Apparently there is no limit. Read this editorial in the New Republic:
That's what makes the road to the Denver convention so damn frustrating. John McCain is heir to a presidency whose accomplishments now include an economy careening toward a deep recession; on issue after issue, public opinion mirrors the Democrats' policies. This should be the one election that even the party of Dukakis couldn't screw up.
First of all, we are not certain that there will be a recession. There might be, but if so there is no reason to believe that it will be deep. It may be very brief and mild like the last two recessions. This is wishful thinking on the part of Democrats. They want a recession so they can blame it on Bush. Just like they blamed the 2000/2001 recession on Bush, even though it began during Clinton's last year.
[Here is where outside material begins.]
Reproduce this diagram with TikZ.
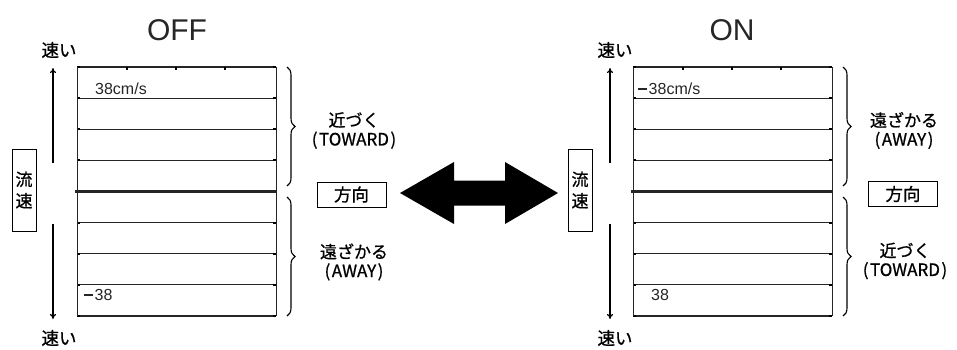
\documentclass[tikz,border=0pt]{standalone}
\usepackage{fontspec}
\setmainfont{Liberation Sans}
\newfontfamily\jp[FakeBold=0.8]{Noto Sans CJK JP}
\usetikzlibrary{decorations.pathreplacing,arrows.meta}
\newcommand{\mydash}{\rule[0.3em]{9pt}{1.8pt}\hspace{1.5pt}}
\begin{document}
\begin{tikzpicture}[x=1pt,y=-1pt,
  rowline/.style={line width=1.1pt,color=black!85},
  midline/.style={line width=3pt,color=black!85},
  boxedge/.style={line width=0.9pt,color=black!85},
  jptext/.style={font=\jp\fontsize{17.5}{19}\selectfont,inner sep=0pt},
  jpsmall/.style={font=\jp\fontsize{17}{19}\selectfont,inner sep=0pt,align=center},
  numtext/.style={font=\fontsize{16}{18}\selectfont,inner sep=0pt,anchor=west,color=black!85},
  title/.style={font=\fontsize{30}{32}\selectfont,inner sep=0pt,color=black!85},
  vbox/.style={draw,line width=0.9pt,font=\jp\fontsize{17}{21.5}\selectfont,align=center,minimum width=24pt,minimum height=82pt,inner sep=0pt},
  hbox/.style={draw,line width=0.9pt,font=\jp\fontsize{17.5}{19}\selectfont,minimum width=69pt,minimum height=25pt,inner sep=0pt},
  speed/.style={line width=1.1pt,-{To[length=5pt,width=6pt]}},
  brc/.style={decorate,decoration={brace,amplitude=8pt,raise=0pt},line width=1.1pt}
]
\useasboundingbox (0,0) rectangle (957,349);

% ---------------- OFF panel ----------------
\node[title] (offT) at (177,30) {OFF};
\node[jptext] (offF1) at (59,50) {速い};
\node[jptext] (offF2) at (59,338) {速い};
\foreach \k in {0,1,2,3,5,6,7,8} {
  \draw[rowline] (77,{67+31.125*\k}) -- (276,{67+31.125*\k});
  \draw[line width=2pt] (77,{67+31.125*\k}) -- (80,{67+31.125*\k});
  \draw[line width=2pt] (273,{67+31.125*\k}) -- (276,{67+31.125*\k});
}
\draw[midline] (75,191.5) -- (277,191.5);
\draw[boxedge] (77,67) -- (77,316) (276,67) -- (276,316);
\foreach \x in {127,176,225} { \draw[line width=1.1pt] (\x,67) -- (\x,70); }
\node[numtext] (offN1) at (95,89) {38cm/s};
\node[numtext] (offN2) at (84,295) {\mydash 38};
\coordinate (offA1) at (53,163);
\coordinate (offA1t) at (53,68);
\coordinate (offA2) at (53,224);
\coordinate (offA2t) at (53,319);
\draw[speed] (offA1) -- (offA1t);
\draw[speed] (offA2) -- (offA2t);
\node[vbox] (offV) at (24,190) {流\\速};
\coordinate (offB1a) at (287,67);
\coordinate (offB1b) at (287,186);
\coordinate (offB2a) at (287,197);
\coordinate (offB2b) at (287,316);
\draw[brc] (offB1a) -- (offB1b);
\draw[brc] (offB2a) -- (offB2b);
\node[jpsmall] (offL1) at (354,130.5) {近づく\\(\hspace{1.5pt}TOWARD\hspace{1.5pt})};
\node[jpsmall] (offL2) at (354,262) {遠ざかる\\(\hspace{1.5pt}AWAY\hspace{1.5pt})};
\node[hbox] (offH) at (351.5,194.5) {方向};

% ---------------- big double arrow ----------------
\fill[black] (400,193) -- (454,162) -- (454,180.5) -- (505,180.5) -- (505,162)
  -- (558,193) -- (505,224) -- (505,205.5) -- (454,205.5) -- (454,224) -- cycle;

% ---------------- ON panel ----------------
\node[title] (onT) at (732,30) {ON};
\node[jptext] (onF1) at (615,50) {速い};
\node[jptext] (onF2) at (615,338) {速い};
\foreach \k in {0,1,2,3,5,6,7,8} {
  \draw[rowline] (633,{67+31.125*\k}) -- (832,{67+31.125*\k});
  \draw[line width=2pt] (633,{67+31.125*\k}) -- (636,{67+31.125*\k});
  \draw[line width=2pt] (829,{67+31.125*\k}) -- (832,{67+31.125*\k});
}
\draw[midline] (631,191.5) -- (833,191.5);
\draw[boxedge] (633,67) -- (633,316) (832,67) -- (832,316);
\foreach \x in {683,732,781} { \draw[line width=1.1pt] (\x,67) -- (\x,70); }
\node[numtext] (onN1) at (638,89) {\mydash 38cm/s};
\node[numtext] (onN2) at (651,295) {38};
\coordinate (onA1) at (610,163);
\coordinate (onA1t) at (610,68);
\coordinate (onA2) at (610,224);
\coordinate (onA2t) at (610,319);
\draw[speed] (onA1) -- (onA1t);
\draw[speed] (onA2) -- (onA2t);
\node[vbox] (onV) at (580,190) {流\\速};
\coordinate (onB1a) at (843,67);
\coordinate (onB1b) at (843,186);
\coordinate (onB2a) at (843,197);
\coordinate (onB2b) at (843,316);
\draw[brc] (onB1a) -- (onB1b);
\draw[brc] (onB2a) -- (onB2b);
\node[jpsmall] (onL1) at (904,130.5) {遠ざかる\\(\hspace{1.5pt}AWAY\hspace{1.5pt})};
\node[jpsmall] (onL2) at (905,261) {近づく\\(\hspace{1.5pt}TOWARD\hspace{1.5pt})};
\node[hbox] (onH) at (903,194) {方向};
\end{tikzpicture}
\end{document}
Furthermore, even if there is a deep recession, the lefties might not be able to successfully blame it on Bush. The Democrats control both houses of Congress, and the voters might give some or all of the blame to them. And even if the Democrats and their perpetual allies in the media are able to give Bush the blame, it might not transfer to McCain. He and Bush have often been at odds in the past.
"on issue after issue, public opinion mirrors the Democrats' policies". I know of at least one position that public opinion does not mirror the Democrats' policies. The authors of the editorial address this issue:
Where it once looked like Bill Clinton and Al Gore had helped purge the party of the lame identity politics that had ruined Democratic candidates for a generation, discussions of race and gender have returned with a vengeance. Supporters of Clinton and Obama compete to prove who is the bigger victim--opponents are casually tarred as sexist or racist.
This issue was never 'purged' by Clinton or Gore. It was only swept under the rug. Democrats favor racial preferences for ethnic minorities. And anyone who opposes them is casually tarred as sexist or racist. It is no wonder then, that the Democrats have not carried the majority of the popular vote in a presidential election since 1976. Nor have they carried a majority of the white vote since 1964.
In the current campaign, neither candidate has come close to approaching his [Bill Clinton's] level of clarity, especially when it comes to the issue that offers Democrats the simplest path to the presidency: the economy. They have failed to articulate a critique of the wild Bush-era deregulation that has allowed the greed of banks to run amok.
There have been no significant acts of financial industry deregulation during Bush Jr's administration. Riegle-Neal, which allowed interstate banking, and Gramm-Leach-Bliley, which allowed commercial banks to engage in investment banking, and vice-versa, were both passed during the Clinton administration.